佐川宣寿氏の国税庁長官辞任で「財務省vs政治家」の全面戦争が始まる!? パナマ文書が“爆弾”に……
財務省の決裁文書改ざん問題で、国税庁長官を辞任した佐川宣寿氏への追及が強まっている。野党が求めてきた国会での証人喚問には長く政権与党は拒否姿勢を見せてきたが、それも一転。自民党と公明党の国対委員長が、それぞれ証人喚問を検討する考えを示した。ただ、これには財務省から「佐川を呼べば潰される政治家が出てくる」と不気味な予言も聞かれるのだ。
「この件は、そもそも政治家サイドの忖度で起きた問題なのに、そこを虚偽答弁までして守ろうとした佐川さんをひとり悪者にしているのは許されない。省内には『佐川さんを見捨てるなら、こっちも政治家を見捨てる』と言う人もいます。タックスヘイブンの件をはじめ、隠してきたものをリークするだけで連中はひっくり返るはず、とね」(同)
こう話すのは財務省勤務の男性で、政治家の生命線につながる危ない話を財務省が握っているというのである。
そのキーワードとして出てきた「タックスヘイブン」といえば、2年前に国際ジャーナリストの組織が公表した「パナマ文書」が有名だ。過去40年にわたり世界各国の企業や要人らがパナマの法律事務所経由でペーパーカンパニーを作り、租税回避や資産隠しをしていたと思われるもので、法人21万件の中には伊藤忠や丸紅、イオン、電通、ソフトバンクなどのほか、三木谷浩史(楽天)、柳井正(ユニクロ)、安田隆夫(ドン・キホーテ)といった個人名もあり、大きな疑念を渦巻かせた。
「この件の調査を強く進めていたのが佐川さんなんですよ。といっても、該当者を追及するためではなく、弱みを握るため。パナマ文書には、財務省の事務次官や主計局長などそうそうたる面々が関与していて、安倍(晋三)首相が大抜擢した秘書官もそのひとりです。カネの出所は大半が紐付いてる大企業ですから、そこを押さえておけば『政治家の金玉を握るようなもの』なんです。安倍さんのお友達である財界人も痛いところを握られているので、もしこのまま佐川さんがひとり悪者にされる方向に進めば、ひと波乱起きてもおかしくはないですよ」(同)
森友問題は、大阪府豊中市の国有地を約8億円値引きして売却した“特例”取引の経緯を隠ぺいしたものだが、証拠となる決済文書の改ざんでは、政治家の名前など約280カ所が書き替えられたり削除されたりしているという。そんな中、本件を担当した近畿財務局の末端職員が責任を押し付けられる状況で自殺。これには、当初は隠ぺい姿勢に同調していた省内の風向きも変わったという。
「仲間がハラキリさせられたことは道理を超えてあまりにつらい話。
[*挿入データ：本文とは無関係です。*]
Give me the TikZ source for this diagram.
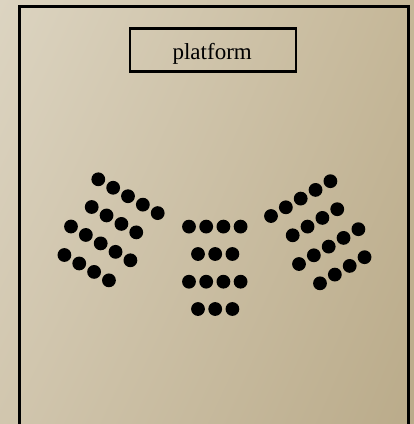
\documentclass[tikz,border=0pt]{standalone}
\usepackage{fontspec}
\setmainfont{Liberation Serif}
\usetikzlibrary{shadings}
\definecolor{bgUL}{RGB}{220,212,193}
\definecolor{bgUR}{RGB}{197,183,152}
\definecolor{bgLL}{RGB}{209,198,174}
\definecolor{bgLR}{RGB}{186,171,138}
\tikzset{
  seat/.style={fill=black},
  frame/.style={draw=black, line width=3pt},
  platbox/.style={draw=black, line width=2.5pt},
  label/.style={font=\fontsize{23}{27}\selectfont, inner sep=0pt}
}
\begin{document}
\begin{tikzpicture}[x=1pt,y=-1pt]
\useasboundingbox (0,0) rectangle (414,424);
\shade[upper left=bgUL, upper right=bgUR, lower left=bgLL, lower right=bgLR] (0,0) rectangle (414,424);
% outer room
\draw[frame] (19.5,430) -- (19.5,6.3) -- (408.7,6.3) -- (408.7,430);
% platform
\draw[platbox] (130,28.5) rectangle (296,71.7);
\node[label, anchor=base] (plat) at (212.2,59.5) {platform};
% left block
\foreach \sx/\sy/\n in {98.3/179.3/5, 91.7/207/4, 71/226.5/5, 64.4/255/4}{
  \foreach \k in {1,...,\n}{
    \fill[seat] ({\sx+14.85*(\k-1)},{\sy+8.45*(\k-1)}) circle (6.9);
  }
}
% right block
\foreach \sx/\sy/\n in {271/216/5, 292.7/235.3/4, 299/264/5, 320/283.3/4}{
  \foreach \k in {1,...,\n}{
    \fill[seat] ({\sx+14.85*(\k-1)},{\sy-8.7*(\k-1)}) circle (6.9);
  }
}
% middle block
\foreach \sx/\sy/\n in {189/226.6/4, 198/254/3, 189/281.7/4, 198/309/3}{
  \foreach \k in {1,...,\n}{
    \fill[seat] ({\sx+17.2*(\k-1)},\sy) circle (6.9);
  }
}
\end{tikzpicture}
\end{document}
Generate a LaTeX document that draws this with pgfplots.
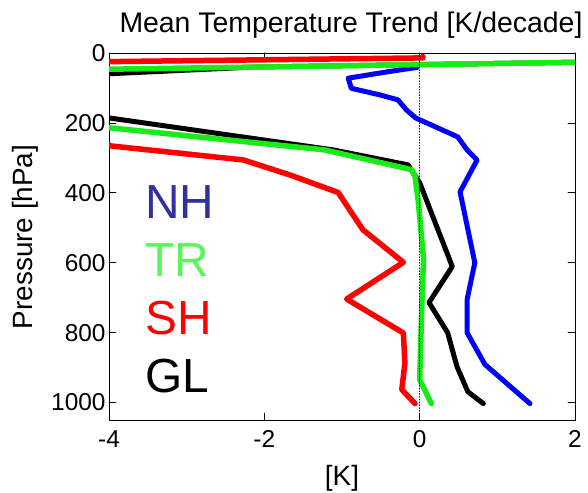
\documentclass[border=0pt]{standalone}
\usepackage{fontspec}
\setmainfont{Liberation Sans}
\usepackage{pgfplots}
\pgfplotsset{compat=1.18}

\definecolor{nhblue}{RGB}{0,0,255}
\definecolor{trgreen}{RGB}{25,235,25}
\definecolor{shred}{RGB}{255,0,0}
\definecolor{nhlabel}{RGB}{48,48,160}
\definecolor{trlabel}{RGB}{90,245,90}

\begin{document}
\begin{tikzpicture}
\begin{axis}[
  at={(0,0)}, anchor=south west,
  scale only axis, width=466bp, height=367bp,
  xmin=-4, xmax=2, ymin=0, ymax=1050, y dir=reverse,
  xtick={-4,-2,0,2}, ytick={0,200,400,600,800,1000},
  tick align=inside, major tick length=7bp,
  axis line style={line width=0.8bp},
  every tick/.style={black, line width=0.8bp},
  /pgf/number format/assume math mode=true,
  /pgf/number format/1000 sep={},
  ticklabel style={font=\fontsize{24.5}{26}\selectfont},
  xticklabel style={yshift=-7bp},
  line join=round, line cap=round,
]
% Northern hemisphere
\addplot[nhblue, line width=5bp] coordinates {
  (-0.03,41) (-0.42,54) (-0.92,72)
  (-0.88,101) (-0.51,120) (-0.28,134) (-0.17,163) (-0.05,186)
  (0.49,240) (0.61,277) (0.74,306) (0.52,397) (0.71,600) (0.61,706)
  (0.61,800) (0.84,891) (1.42,1003)};
% Global mean
\addplot[black, line width=5bp] coordinates {
  (4,20) (-2.15,40.3) (-6,80) (-5,154) (-1.12,277) (-0.15,320)
  (0.00,371) (0.42,611) (0.12,714) (0.36,800) (0.48,897) (0.62,969)
  (0.82,1003)};
% Tropics
\addplot[trgreen, line width=5.5bp] coordinates {
  (4,20) (-6,53) (-5,191) (-1.23,277) (-0.10,334) (-0.06,353)
  (-0.02,420) (0.00,468) (0.05,591) (0.03,706) (0.00,934) (0.15,1003)};
% Southern hemisphere
\addplot[shred, line width=5.5bp] coordinates {
  (0.04,10) (0.04,14) (-6,30) (-5.5,230) (-2.27,306) (-1.67,349)
  (-1.05,399) (-0.73,506) (-0.21,599) (-0.94,704) (-0.21,801)
  (-0.19,887) (-0.23,963) (-0.06,1003)};
% zero line
\addplot[black, dotted, line width=0.8bp] coordinates {(0,0) (0,1050)};
\end{axis}

\node[font=\fontsize{28.5}{30}\selectfont] at (242bp,395bp) {Mean Temperature Trend [K/decade]};
\node[font=\fontsize{28}{30}\selectfont, rotate=90] at (-84bp,183bp) {Pressure [hPa]};
\node[font=\fontsize{28}{30}\selectfont] at (233bp,-58bp) {[K]};

\node[font=\fontsize{48}{50}\selectfont, text=nhlabel, anchor=west, inner sep=0pt] at (36bp,218bp) {NH};
\node[font=\fontsize{48}{50}\selectfont, text=trlabel, anchor=west, inner sep=0pt] at (36bp,160bp) {TR};
\node[font=\fontsize{48}{50}\selectfont, text=shred, anchor=west, inner sep=0pt] at (36bp,102bp) {SH};
\node[font=\fontsize{48}{50}\selectfont, text=black, anchor=west, inner sep=0pt] at (36bp,44bp) {GL};

\pgfresetboundingbox
\path[use as bounding box] (-109bp,-73bp) rectangle (479bp,420bp);
\end{tikzpicture}
\end{document}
佐川さんの件に関係なく、独断でいろいろ暴露に走る職員が出てきてもおかしくはないですし、実際に朝日新聞にリークしたと思われる職員もいますからね。いま信頼が落ちまくっている財務省としても、もしパナマ文書とかタックスヘイブンを追及する動きが強まれば一気にイメージ回復できるので好都合」(同)
一説には、第二次安倍政権の中で不審死を遂げた内閣関係者にまつわる重要な話を知る財務官僚もいるというが、佐川氏を証人喚問する可能性が高まっている与党の姿勢が、財務省から見て“裏切り”と映れば、今後どんな危ない話が出てきてもおかしくはないだろう。